Rafael Marques argumenta, nesta ação a que a Lusa teve acesso, que a nomeação e tomada de posse de Carlos Cavuquila violam princípios constitucionais e o Estatuto dos Magistrados Judiciais.
Carlos Cavuquila, condenado pelo Tribunal de Contas (TdC) angolano a devolver 29 milhões de kwanzas (cerca de 32.500 euros) ao Estado angolano, num processo cuja execução se encontra pendente no Tribunal Provincial de Luanda, foi designado em 16 de junho passado pelo Conselho Superior da Magistratura Judicial (CSMJ) para a de vaga de juiz conselheiro do TS.
Corre igualmente trâmites na 2.ª Câmara do TdC um outro processo que responsabiliza Carlos Cavuquila, empossado no cargo pelo Presidente angolano, João Lourenço, em 19 de junho passado, pelo desvio de 1,519 mil milhões de kwanzas (1,6 milhões de euros), indicando que o arguido deve devolver as verbas ao Estado e enfrentar processos sancionatórios, como recorda Rafael Marques.
O jornalista, diretor do site Maka Angola, sublinha que o Estatuto dos Magistrados Judiciais é claro quando determina que é requisito para o ingresso à Magistratura Judicial a “idoneidade moral e cívica”, referindo que diante dos factos Carlos Cavuquila “não passa no teste de idoneidade cívica e moral”.
“Não se diga que Carlos Cavuquila não foi condenado por nenhum tribunal criminal e que só nesse caso estaria impedido de assumir funções. Não é isso que o Estatuto dos Magistrados Judiciais determina. A exclusão determinada pelo estatuto é mais ampla”, refere-se na ação popular, em que é representado pelo advogado José Luís Domingos.
Segundo o documento, o magistrado “condenado por usar mal os fundos públicos descredibiliza a magistratura, num tempo em que o combate à corrupção foi erguido a política de Estado, e bem”.
O CSMJ “violou a lei ao nomear alguém que não tem a idoneidade moral e cívica exigida pelo artigo 40.º do Estatuto dos Magistrados Judiciais. Teria sido pré-requisito da designação do conselho aferir este item”, realça Rafael Marques.

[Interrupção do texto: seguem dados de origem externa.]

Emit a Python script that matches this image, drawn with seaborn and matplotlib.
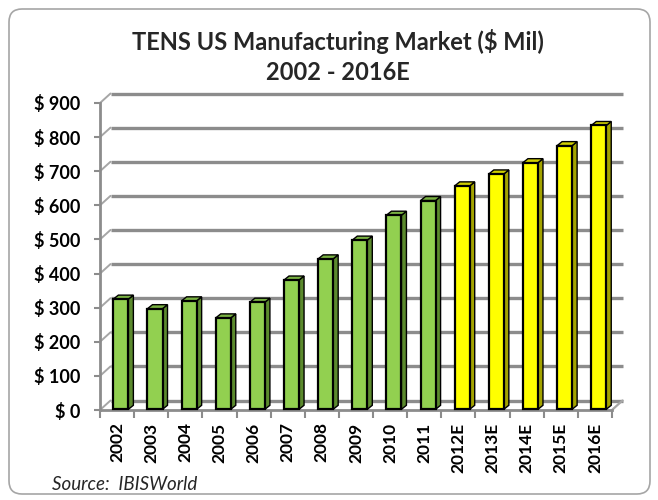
import numpy as np
import pandas as pd
import seaborn as sns
import matplotlib
matplotlib.use("Agg")
import matplotlib.pyplot as plt
from matplotlib.patches import Polygon, FancyBboxPatch
import matplotlib.transforms as mtransforms

# ---- data ----
years = ["2002", "2003", "2004", "2005", "2006", "2007", "2008", "2009",
         "2010", "2011", "2012E", "2013E", "2014E", "2015E", "2016E"]
values = [323, 295, 318, 268, 314, 379, 441, 496, 569, 612, 655, 690, 723, 773, 832]
kinds = ["Actual"] * 10 + ["Estimate"] * 5
yticks = [0, 100, 200, 300, 400, 500, 600, 700, 800, 900]
ytick_labels = ["$ " + str(v) for v in yticks]

front_colors = {"Actual": "#92D050", "Estimate": "#FFFF00"}
side_colors = {"Actual": "#5B8A2D", "Estimate": "#A3A300"}
top_colors = {"Actual": "#79B142", "Estimate": "#CFCF00"}

sns.set_theme(style="white")
plt.rcParams['font.family'] = ['Lato', 'DejaVu Sans']

W, H, DPI = 6.58, 5.0, 100
fig = plt.figure(figsize=(W, H), dpi=DPI)

# rounded border
border = FancyBboxPatch((0.09, 0.06), 6.41, 4.85,
                        boxstyle="round,pad=0,rounding_size=0.13",
                        transform=fig.dpi_scale_trans, facecolor="none",
                        edgecolor="#A6A6A6", linewidth=1.2, zorder=-5)
fig.patches.append(border)

ax_left, ax_right, ax_bot_px, ax_top_px = 100, 612, 410, 103
ax_w = ax_right - ax_left
ax_h = ax_bot_px - ax_top_px
ax = fig.add_axes([ax_left / 658, (500 - ax_bot_px) / 500, ax_w / 658, ax_h / 500])
ax.set_facecolor("none")

df = pd.DataFrame({"year": years, "value": values, "kind": kinds})
sns.barplot(data=df, x="year", y="value", hue="kind", palette=front_colors,
            saturation=1, dodge=False, width=0.44, edgecolor="black",
            linewidth=1.6, legend=False, ax=ax, zorder=4)

n = len(years)
ax.set_xlim(-0.5, n - 0.5)
ax.set_ylim(0, 900)

px_x = ax_w / n               # pixels per x unit
px_y = ax_h / 900.0           # pixels per y unit

# back wall offsets
OX, OY = 10.5 / px_x, 9.5 / px_y
grid_kw = dict(color="#8C8C8C", lw=2.4, clip_on=False, zorder=1,
               solid_capstyle="butt")
for v in yticks:
    ax.plot([-0.5 + OX, n - 0.5 + OX], [v + OY, v + OY], **grid_kw)
    ax.plot([-0.5, -0.5 + OX], [v, v + OY], color="#A6A6A6", lw=1.4,
            clip_on=False, zorder=1)
ax.plot([n - 0.5, n - 0.5 + OX], [0, OY], color="#A6A6A6",
        lw=1.6, clip_on=False, zorder=1)

# 3D faces for bars
shift = mtransforms.ScaledTranslation(3.8 / DPI, 0.7 / DPI, fig.dpi_scale_trans)
dx, dy = 5 / px_x, 4 / px_y
for patch, kind in zip(ax.patches, kinds):
    x0 = patch.get_x()
    x1 = x0 + patch.get_width()
    h = patch.get_height()
    patch.set_transform(ax.transData + shift)
    side = Polygon([(x1, 0), (x1 + dx, dy), (x1 + dx, h + dy), (x1, h)],
                   closed=True, facecolor=side_colors[kind], edgecolor="black",
                   lw=1.0, transform=ax.transData + shift, zorder=3)
    top = Polygon([(x0, h), (x1, h), (x1 + dx, h + dy), (x0 + dx, h + dy)],
                  closed=True, facecolor=top_colors[kind], edgecolor="black",
                  lw=1.0, transform=ax.transData + shift, zorder=3)
    ax.add_patch(side)
    ax.add_patch(top)
    patch.set_clip_on(False)
    side.set_clip_on(False)
    top.set_clip_on(False)

# spines / ticks
for s in ["top", "right"]:
    ax.spines[s].set_visible(False)
for s in ["left", "bottom"]:
    ax.spines[s].set_color("#8C8C8C")
    ax.spines[s].set_linewidth(2.0)
    ax.spines[s].set_zorder(2)

ax.set_yticks(yticks)
ax.set_yticklabels(ytick_labels, fontsize=13, fontweight="bold", color="black")
ax.tick_params(axis="y", which="major", left=True, length=4, width=1.5,
               color="#8C8C8C", pad=10)

ax.set_xticks(range(n))
ax.set_xticklabels(years, rotation=90, fontsize=12.5, fontweight="bold",
                   color="black")
ax.set_xticks(np.arange(-0.5, n, 1.0), minor=True)
ax.tick_params(axis="x", which="major", bottom=False, length=0, pad=9)
ax.tick_params(axis="x", which="minor", bottom=True, length=6, width=1.5,
               color="#8C8C8C")
ax.set_xlabel("")
ax.set_ylabel("")
ax.grid(False)

fig.text(338 / 658, 1 - 41 / 500, "TENS US Manufacturing Market ($ Mil)",
         ha="center", va="center", fontsize=17, fontweight="bold")
fig.text(338 / 658, 1 - 72 / 500, "2002 - 2016E",
         ha="center", va="center", fontsize=17, fontweight="bold")
fig.text(52 / 658, 1 - 484 / 500, "Source:  IBISWorld", ha="left",
         va="center", fontsize=13.5, style="italic")

fig.savefig("out.png", dpi=DPI)
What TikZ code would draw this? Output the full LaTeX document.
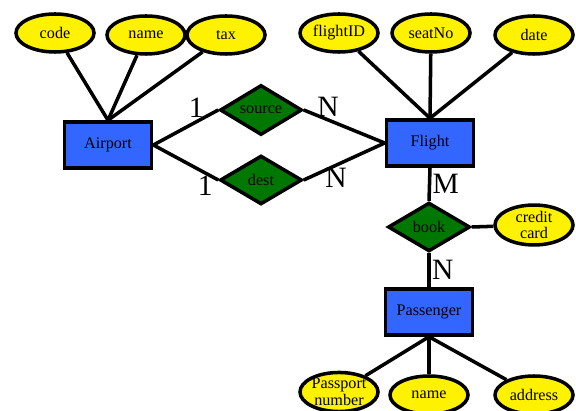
\documentclass[tikz,border=0pt]{standalone}
\usepackage{fontspec}
\setmainfont{Liberation Serif}
\usetikzlibrary{shapes.geometric}
\definecolor{entblue}{RGB}{51,102,255}
\definecolor{relgreen}{RGB}{0,119,0}

\begin{document}
\begin{tikzpicture}[x=0.025cm, y=-0.025cm, line width=2.5pt,
  entity/.style={draw, fill=entblue, minimum width=2.18cm, minimum height=1.15cm, inner sep=0pt, font=\fontsize{11.5}{12}\selectfont},
  attr/.style={draw, ellipse, fill=yellow, minimum width=1.95cm, minimum height=0.95cm, inner sep=0pt, align=center, font=\fontsize{11.5}{12}\selectfont},
  rel/.style={draw, diamond, fill=relgreen, minimum width=2.05cm, minimum height=1.22cm, inner sep=0pt, font=\fontsize{11.5}{12}\selectfont},
  card/.style={font=\fontsize{21}{24}\selectfont, inner sep=1pt}]
\useasboundingbox (0,0) rectangle (576,411);
% entities
\draw (108,145) node[entity] (airport) {Airport};
\draw (430,143) node[entity] (flight) {Flight};
\draw (429,312) node[entity] (passenger) {Passenger};
%
\draw (261,110) node[rel] (source) {source};
\draw (261,180) node[rel] (dest) {dest};
\draw (429,227) node[rel] (book) {book};
%
\draw (55,33) node[attr] (code) {code};
\draw (146,35) node[attr] (aname) {name};
\draw (226,35) node[attr] (tax) {tax};
\path[draw] (code) -- (airport.north);
\path[draw] (aname) -- (airport.north);
\path[draw] (tax) -- (airport.north);
%
\draw (339,33) node[attr] (flightID) {flightID};
\draw (431,33) node[attr] (seatNo) {seatNo};
\draw (534,35) node[attr] (date) {date};
\path[draw] (flightID) -- (flight.north);
\path[draw] (seatNo) -- (flight.north);
\path[draw] (date) -- (flight.north);
%
\draw (534,225) node[attr] (credit) {credit\\card};
\path[draw] (book.east) -- (credit);
%
\draw (339,392) node[attr] (passport) {Passport\\number};
\draw (429,395) node[attr] (pname) {name};
\draw (534,395) node[attr] (address) {address};
\path[draw] (passenger.south) -- (passport);
\path[draw] (passenger.south) -- (pname);
\path[draw] (passenger.south) -- (address);
%
\path[draw] (airport.east) -- node[card, pos=.78, above left=-2pt] (one1) {1} (source.west);
\path[draw] (airport.east) -- node[card, pos=.8, below] (one2) {1} (dest.west);
\path[draw] (source.east) -- node[card, pos=.3, above] (n1) {N} (flight.west);
\path[draw] (dest.east) -- node[card, pos=.4, below] (n2) {N} (flight.west);
\path[draw] (flight.south) -- node[card, right] (m1) {M} (book.north);
\path[draw] (book.south) -- node[card, right] (n3) {N} (passenger.north);
\end{tikzpicture}
\end{document}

O Presidente da República, observa o ativista angolano, além de deter o poder discricionário de nomear ou não nomear a pessoa indicada pelo conselho, “tem também, e acima de tudo, nos termos do artigo 180.ª da Constituição, de assegurar o cumprimento das leis. Foi isso que não fez”.
“Antes de tomar a decisão política de seguir ou não a indicação do CSMJ – uma decisão que o Presidente da República é livre de tomar, repete-se – o mesmo Presidente da República deve aferir da legalidade das propostas que lhe apresentam, e nesse ponto que o seu poder é vinculado. Deve afastar nomeações feridas de ilegalidade”, defende.
Considera mesmo que o Presidente da República “manteve a ilegalidade precedente” do CSMJ por “não ter aferido a legalidade” do ato.
A ação popular administrativa de Rafael Marques surge na sequência do subscritor ter entregado em 10 de julho passado uma participação legal ao Procurador-Geral da República com vista à tomada de medidas jurídicas referentes à nomeação de Carlos Cavuquila, participação que “até à data não obteve qualquer reação”.
O Tribunal Constitucional angolano indeferiu recentemente, através do acórdão nº843/2023, um requerimento judicial da Ordem dos Advogados de Angola (OAA) que apontava “ilicitudes” da nomeação do referido juiz e a consequente anulação do ato.
A corte do Tribunal Constitucional fundamentou o indeferimento da pretensão da OAA devido à “inexistência de processo ordinário prévio”.
A nomeação e posse de Carlos Cavuquila, que já foi diretor nacional dos Registos e Notariado e administrador municipal de Cacuaco (Luanda), tem sido contestada em vários círculos da sociedade civil e políticos angolanos.